V. — Les sujets de méditation.
Nous aurions un moyen de pénétrer la prière intime des Pères s'ils nous avaient laissé un cours suivi de méditations. En effet les écoles de spiritualité peuvent être distinguées par les mystères auxquels leur attention va de préférence, et il est aisé en parcourant un livre de méditations de reconnaître la famille d'âmes à laquelle appartient l'auteur, et les maîtres qu'il a fréquentés.
Mais ni les laïcs ni les moines de ces temps n'avaient à leur service de pareils mentors, pas plus que des manuels de retraite.
La traduction de leur discours intérieur est encore incomplète et imparfaite.
Les grandes vérités, la mort, la fin des temps, le châtiment éternel, sont plus souvent rappelés, sans doute parce que plus faciles à exposer et plus aptes à frapper les esprits.
C'est le thème habituel des exhortations qui nous ont été livrées.
Nous savons que l'aliment ordinaire de leur piété était l'Ancien et le Nouveau Testament. Mais nous ne la voyons pas occupée du détail des scènes de la vie de Jésus, comme le sera la dévotion du moyen âge dans « les Méditations de la vie du Christ ».

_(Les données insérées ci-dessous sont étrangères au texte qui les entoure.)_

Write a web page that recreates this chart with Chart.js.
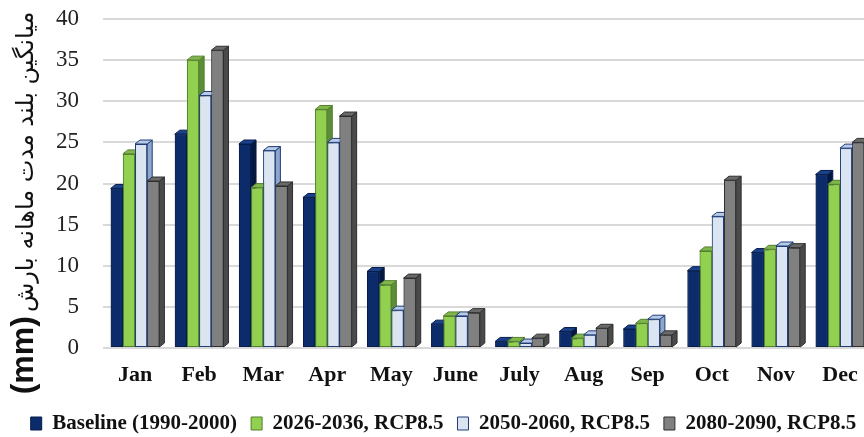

La personne du Sauveur est présente à leur pensée, nous l'entendons invoquée dans les moments critiques du combat « Donnez-moi, ô Jésus-Christ, mon cher Maître, dit Euloge, la patience qui m'est nécessaire pour supporter cet estropié. » Antoine chasse les démena en son nom. Salaman, que se disputent deux villages, répète : « Je suis attaché à la croix avec Jésus-Christ. » L'abbé Isaac veut que le moine comme un hérisson spirituel se tienne à l'abri sous la pierre évangélique, c'est-à-dire qu'il se renferme dans le souvenir de la Passion de Jésus-Christ. Nous avons donc les témoignages multiples des relations habituelles des solitaires avec la personne du Verbe Incarné mais nous n'avons pas la confidence de leur conversation. Constatons une fois de plus qu'il ne faut pas juger seulement des sentiments profonds d'un homme ou d'un âge par ce qui nous est laissé d'écrit, et que des silences ne doivent pas nous faire déprécier la prière des simples et des temps primitifs.